# Goal of the exercise
Find every line in the records below that contains the word "Output", and copy each such line.

# Stored rows
====================
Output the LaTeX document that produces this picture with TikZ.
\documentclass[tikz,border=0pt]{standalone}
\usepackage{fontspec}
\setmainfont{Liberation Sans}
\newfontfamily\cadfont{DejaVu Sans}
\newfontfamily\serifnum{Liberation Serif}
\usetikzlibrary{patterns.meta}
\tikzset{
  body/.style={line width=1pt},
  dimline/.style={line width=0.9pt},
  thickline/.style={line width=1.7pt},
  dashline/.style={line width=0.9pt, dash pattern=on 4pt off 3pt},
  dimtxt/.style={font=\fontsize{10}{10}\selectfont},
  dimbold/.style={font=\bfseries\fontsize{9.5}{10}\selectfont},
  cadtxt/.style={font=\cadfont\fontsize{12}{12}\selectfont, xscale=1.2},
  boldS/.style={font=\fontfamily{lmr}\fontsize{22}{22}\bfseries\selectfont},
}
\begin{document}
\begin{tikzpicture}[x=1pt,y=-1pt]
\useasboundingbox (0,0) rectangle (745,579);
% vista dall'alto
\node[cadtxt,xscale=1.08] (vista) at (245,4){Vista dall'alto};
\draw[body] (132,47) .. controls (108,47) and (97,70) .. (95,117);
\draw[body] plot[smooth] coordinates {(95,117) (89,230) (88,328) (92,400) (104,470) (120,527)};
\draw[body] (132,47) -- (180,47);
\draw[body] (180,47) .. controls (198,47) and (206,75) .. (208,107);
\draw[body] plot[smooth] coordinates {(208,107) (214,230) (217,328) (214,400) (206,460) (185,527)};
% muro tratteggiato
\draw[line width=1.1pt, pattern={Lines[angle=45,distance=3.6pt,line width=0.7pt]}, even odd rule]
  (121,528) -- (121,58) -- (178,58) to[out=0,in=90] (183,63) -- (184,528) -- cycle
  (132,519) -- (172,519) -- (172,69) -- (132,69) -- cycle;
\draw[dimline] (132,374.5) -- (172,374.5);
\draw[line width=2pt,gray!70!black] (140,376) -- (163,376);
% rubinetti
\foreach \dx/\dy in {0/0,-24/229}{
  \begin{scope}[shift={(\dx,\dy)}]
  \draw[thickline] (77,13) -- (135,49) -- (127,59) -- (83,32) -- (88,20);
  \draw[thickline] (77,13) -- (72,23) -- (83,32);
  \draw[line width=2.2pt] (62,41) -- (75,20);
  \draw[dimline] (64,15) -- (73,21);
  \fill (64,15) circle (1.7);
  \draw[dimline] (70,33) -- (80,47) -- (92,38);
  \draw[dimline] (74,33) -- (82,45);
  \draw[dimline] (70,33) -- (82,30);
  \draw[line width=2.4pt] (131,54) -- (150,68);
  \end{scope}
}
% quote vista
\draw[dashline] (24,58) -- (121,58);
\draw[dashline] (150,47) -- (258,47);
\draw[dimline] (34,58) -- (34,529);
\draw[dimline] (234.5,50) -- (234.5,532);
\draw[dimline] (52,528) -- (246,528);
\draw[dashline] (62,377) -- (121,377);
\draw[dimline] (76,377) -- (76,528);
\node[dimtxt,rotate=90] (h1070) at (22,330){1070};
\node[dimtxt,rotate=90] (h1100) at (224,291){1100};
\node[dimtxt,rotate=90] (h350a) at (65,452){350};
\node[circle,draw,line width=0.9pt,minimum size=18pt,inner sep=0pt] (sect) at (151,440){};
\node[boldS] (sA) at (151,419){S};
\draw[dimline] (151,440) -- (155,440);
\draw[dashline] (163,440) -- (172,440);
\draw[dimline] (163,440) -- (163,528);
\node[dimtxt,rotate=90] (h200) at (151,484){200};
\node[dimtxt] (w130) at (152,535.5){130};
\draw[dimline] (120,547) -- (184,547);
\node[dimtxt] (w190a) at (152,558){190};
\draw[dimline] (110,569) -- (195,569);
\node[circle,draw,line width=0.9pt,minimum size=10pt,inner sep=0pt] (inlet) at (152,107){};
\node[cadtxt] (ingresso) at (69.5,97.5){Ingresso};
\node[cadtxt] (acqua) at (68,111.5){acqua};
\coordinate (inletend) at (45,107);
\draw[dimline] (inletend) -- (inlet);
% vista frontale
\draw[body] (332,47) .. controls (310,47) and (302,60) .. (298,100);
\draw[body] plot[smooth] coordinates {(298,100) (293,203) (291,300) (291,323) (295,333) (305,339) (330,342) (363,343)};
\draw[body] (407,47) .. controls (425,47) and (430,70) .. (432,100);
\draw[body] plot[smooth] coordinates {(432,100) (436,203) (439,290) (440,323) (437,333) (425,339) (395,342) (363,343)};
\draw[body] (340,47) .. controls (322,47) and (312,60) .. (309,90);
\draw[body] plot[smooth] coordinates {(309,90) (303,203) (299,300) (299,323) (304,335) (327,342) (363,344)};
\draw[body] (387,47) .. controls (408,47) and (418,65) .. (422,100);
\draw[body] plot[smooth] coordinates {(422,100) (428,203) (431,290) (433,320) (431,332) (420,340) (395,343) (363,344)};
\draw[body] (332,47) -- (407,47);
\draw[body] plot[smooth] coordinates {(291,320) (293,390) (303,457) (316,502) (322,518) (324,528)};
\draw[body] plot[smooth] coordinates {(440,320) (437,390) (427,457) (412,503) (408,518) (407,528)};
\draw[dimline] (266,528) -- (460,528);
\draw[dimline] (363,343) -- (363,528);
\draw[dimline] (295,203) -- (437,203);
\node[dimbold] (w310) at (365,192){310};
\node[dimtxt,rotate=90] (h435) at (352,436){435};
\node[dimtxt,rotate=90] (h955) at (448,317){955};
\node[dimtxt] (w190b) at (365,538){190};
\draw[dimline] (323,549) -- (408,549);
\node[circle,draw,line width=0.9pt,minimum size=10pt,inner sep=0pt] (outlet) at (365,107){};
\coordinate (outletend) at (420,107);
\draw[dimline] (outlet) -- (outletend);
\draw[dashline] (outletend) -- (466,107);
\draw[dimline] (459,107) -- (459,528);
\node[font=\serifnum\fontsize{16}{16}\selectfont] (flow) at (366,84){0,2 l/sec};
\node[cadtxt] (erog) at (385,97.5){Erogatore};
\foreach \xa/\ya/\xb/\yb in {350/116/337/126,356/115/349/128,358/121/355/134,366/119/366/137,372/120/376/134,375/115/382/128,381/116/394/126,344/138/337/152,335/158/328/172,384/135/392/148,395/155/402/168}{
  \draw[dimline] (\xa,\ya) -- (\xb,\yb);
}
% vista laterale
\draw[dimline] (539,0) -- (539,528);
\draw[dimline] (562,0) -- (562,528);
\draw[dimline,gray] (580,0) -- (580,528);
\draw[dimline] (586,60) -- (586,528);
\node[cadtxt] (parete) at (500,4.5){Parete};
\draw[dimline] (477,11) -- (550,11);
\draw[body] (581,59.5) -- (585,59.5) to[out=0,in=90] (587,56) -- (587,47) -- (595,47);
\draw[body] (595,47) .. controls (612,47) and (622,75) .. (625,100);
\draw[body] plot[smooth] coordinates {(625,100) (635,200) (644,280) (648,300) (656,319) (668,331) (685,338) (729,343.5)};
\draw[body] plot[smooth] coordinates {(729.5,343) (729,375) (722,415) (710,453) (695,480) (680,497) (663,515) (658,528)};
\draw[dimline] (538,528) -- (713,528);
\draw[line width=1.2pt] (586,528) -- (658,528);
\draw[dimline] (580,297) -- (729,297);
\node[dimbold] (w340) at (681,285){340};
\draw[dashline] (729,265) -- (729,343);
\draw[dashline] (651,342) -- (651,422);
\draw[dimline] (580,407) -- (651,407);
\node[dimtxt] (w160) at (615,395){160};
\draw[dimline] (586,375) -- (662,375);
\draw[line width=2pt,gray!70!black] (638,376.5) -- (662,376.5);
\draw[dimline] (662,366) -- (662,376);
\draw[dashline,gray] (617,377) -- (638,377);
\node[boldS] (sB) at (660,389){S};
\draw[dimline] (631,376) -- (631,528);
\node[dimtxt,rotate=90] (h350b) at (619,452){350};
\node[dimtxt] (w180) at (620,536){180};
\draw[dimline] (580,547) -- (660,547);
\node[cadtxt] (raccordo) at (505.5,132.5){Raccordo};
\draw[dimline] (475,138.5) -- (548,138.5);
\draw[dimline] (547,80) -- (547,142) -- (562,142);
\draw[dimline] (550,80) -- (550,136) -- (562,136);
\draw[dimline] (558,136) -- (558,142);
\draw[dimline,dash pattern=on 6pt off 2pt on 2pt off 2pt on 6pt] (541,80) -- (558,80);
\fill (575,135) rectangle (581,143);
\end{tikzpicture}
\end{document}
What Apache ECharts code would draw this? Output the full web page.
====================
# Final result
Output the LaTeX document that produces this picture with TikZ.
What Apache ECharts code would draw this? Output the full web page.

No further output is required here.